Molecular scattering in air favors short wavelengths; the gradient is qualitative. At sunset the long path removes more blue, leaving redder direct sunlight.

Measured values

I_blue / I₀2.23
I_red / I₀0.51
Ratio blue/red4.35

How it works

The λ⁻⁴ factor is the small-particle limit; Mie theory matters for larger aerosols. This page isolates the wavelength dependence that students meet first.

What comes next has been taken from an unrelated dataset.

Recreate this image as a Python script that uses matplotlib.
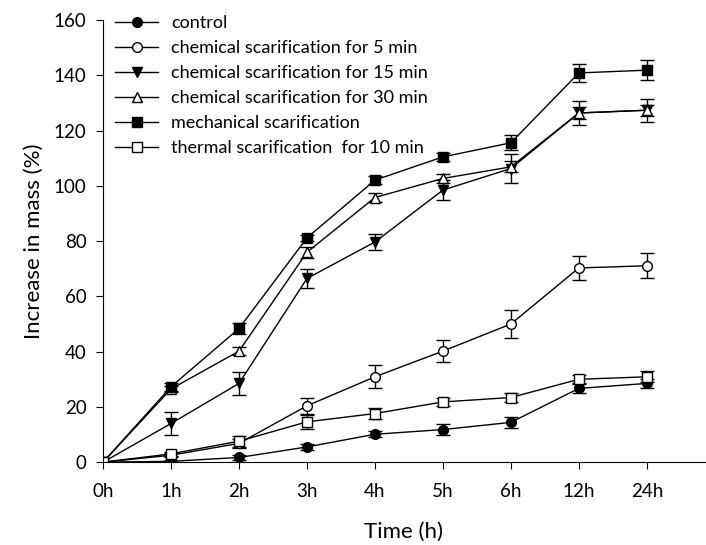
import matplotlib
matplotlib.use('Agg')
import matplotlib.pyplot as plt
import numpy as np

plt.rcParams['font.family'] = ['Lato', 'DejaVu Sans']

times = ['0h', '1h', '2h', '3h', '4h', '5h', '6h', '12h', '24h']

control = [0, 0.3, 1.7, 5.5, 10.1, 11.8, 14.4, 26.7, 28.5]
control_err = [0, 0.5, 0.8, 1.0, 1.0, 2.0, 2.0, 1.5, 1.5]

chem5 = [0, 2.5, 6.8, 20.4, 30.9, 40.2, 50.0, 70.3, 71.1]
chem5_err = [0, 0.8, 1.5, 3.0, 4.2, 4.0, 5.0, 4.4, 4.6]

chem15 = [0, 14.0, 28.5, 66.5, 79.7, 98.5, 106.3, 126.4, 127.4]
chem15_err = [0, 4.2, 4.3, 3.6, 3.0, 3.6, 5.3, 4.2, 4.2]

chem30 = [0, 26.5, 40.2, 76.0, 95.8, 102.7, 106.9, 126.4, 127.4]
chem30_err = [0, 1.0, 1.5, 2.0, 1.5, 1.5, 2.0, 2.0, 2.0]

mech = [0, 27.3, 48.4, 81.2, 102.1, 110.5, 115.6, 140.9, 141.9]
mech_err = [0, 1.5, 2.0, 1.0, 1.5, 1.5, 2.7, 3.4, 3.7]

thermal = [0, 3.0, 7.6, 14.6, 17.6, 21.8, 23.4, 30.0, 30.9]
thermal_err = [0, 0.8, 2.0, 2.5, 2.0, 1.5, 1.5, 1.5, 2.0]

labels = ['control',
          'chemical scarification for 5 min',
          'chemical scarification for 15 min',
          'chemical scarification for 30 min',
          'mechanical scarification',
          'thermal scarification  for 10 min']

series = [(control, control_err, 'o', 'black'),
          (chem5, chem5_err, 'o', 'white'),
          (chem15, chem15_err, 'v', 'black'),
          (chem30, chem30_err, '^', 'white'),
          (mech, mech_err, 's', 'black'),
          (thermal, thermal_err, 's', 'white')]

fig = plt.figure(figsize=(7.06, 5.45), dpi=100)
ax = fig.add_axes([0.146, 0.152, 0.852, 0.811])
x = np.arange(len(times))

for (vals, err, m, fc), lab in zip(series, labels):
    ax.errorbar(x, vals, yerr=err, marker=m, ms=7, mfc=fc, mec='black',
                color='black', lw=1, elinewidth=1, capsize=5, capthick=1,
                label=lab)

ax.set_xlim(0, 8.85)
ax.set_ylim(0, 160)
ax.set_xticks(x)
ax.set_xticklabels(times)
ax.set_yticks(np.arange(0, 161, 20))
ax.spines['top'].set_visible(False)
ax.spines['right'].set_visible(False)
ax.tick_params(labelsize=13.5, direction='out', length=5)
ax.tick_params(axis='x', pad=10)
ax.tick_params(axis='y', pad=7)
ax.set_xlabel('Time (h)', fontsize=16, labelpad=16)
ax.set_ylabel('Increase in mass (%)', fontsize=16, labelpad=7)

handles, labs = ax.get_legend_handles_labels()
handles = [h[0] for h in handles]
ax.legend(handles, labs, loc='upper left', bbox_to_anchor=(0.163, 0.972),
          bbox_transform=fig.transFigure, frameon=False, fontsize=13,
          handlelength=2.4, handletextpad=0.7, labelspacing=0.5,
          borderaxespad=0, borderpad=0)

fig.savefig('out.png', dpi=100)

Frequently asked questions

If violet light is scattered even more than blue light, why does the sky look blue and not violet?
This is an excellent observation. While the scattering law does predict violet light is scattered most strongly, two main factors explain the blue sky. First, sunlight contains less violet intensity to begin with compared to blue. Second, and more importantly, the human eye is less sensitive to violet light than to blue and green. The combined signal from the scattered light across the spectrum, weighted by our eye's sensitivity, peaks in the blue region.
Why does the sky look white or hazy near the horizon on a cloudy day?
The model focuses on Rayleigh scattering by molecules, which dominates on clear days. Hazy or white skies indicate the presence of larger particles like water droplets, dust, or pollution aerosols. These particles scatter all wavelengths of light more equally (a process called Mie scattering), washing out the strong blue color and creating a whitish appearance. This simulator simplifies by not including this type of scattering.
Does the simulator show why the sun itself looks red at sunset?
Yes, indirectly. When the sun is low, its light travels a much longer path through the atmosphere to reach your eyes. Along this long path, most of the shorter blue wavelengths are scattered away in all directions. The light that reaches you directly from the sun is therefore depleted in blue, leaving predominantly the longer red and orange wavelengths, making the sun appear red. The sky gradient in the simulator illustrates this increased scattering path.
Is the 'inverse fourth power' (λ⁻⁴) relationship just a mathematical model, or does it have a physical cause?
It has a direct physical origin derived from classical electromagnetism. For particles much smaller than the wavelength, the oscillating electric field of the light induces a dipole moment in the molecule. The radiated (scattered) power from an oscillating dipole depends on the frequency to the fourth power (or inversely on λ⁴). This is not an arbitrary fit but a theoretical prediction for ideal, small scatterers.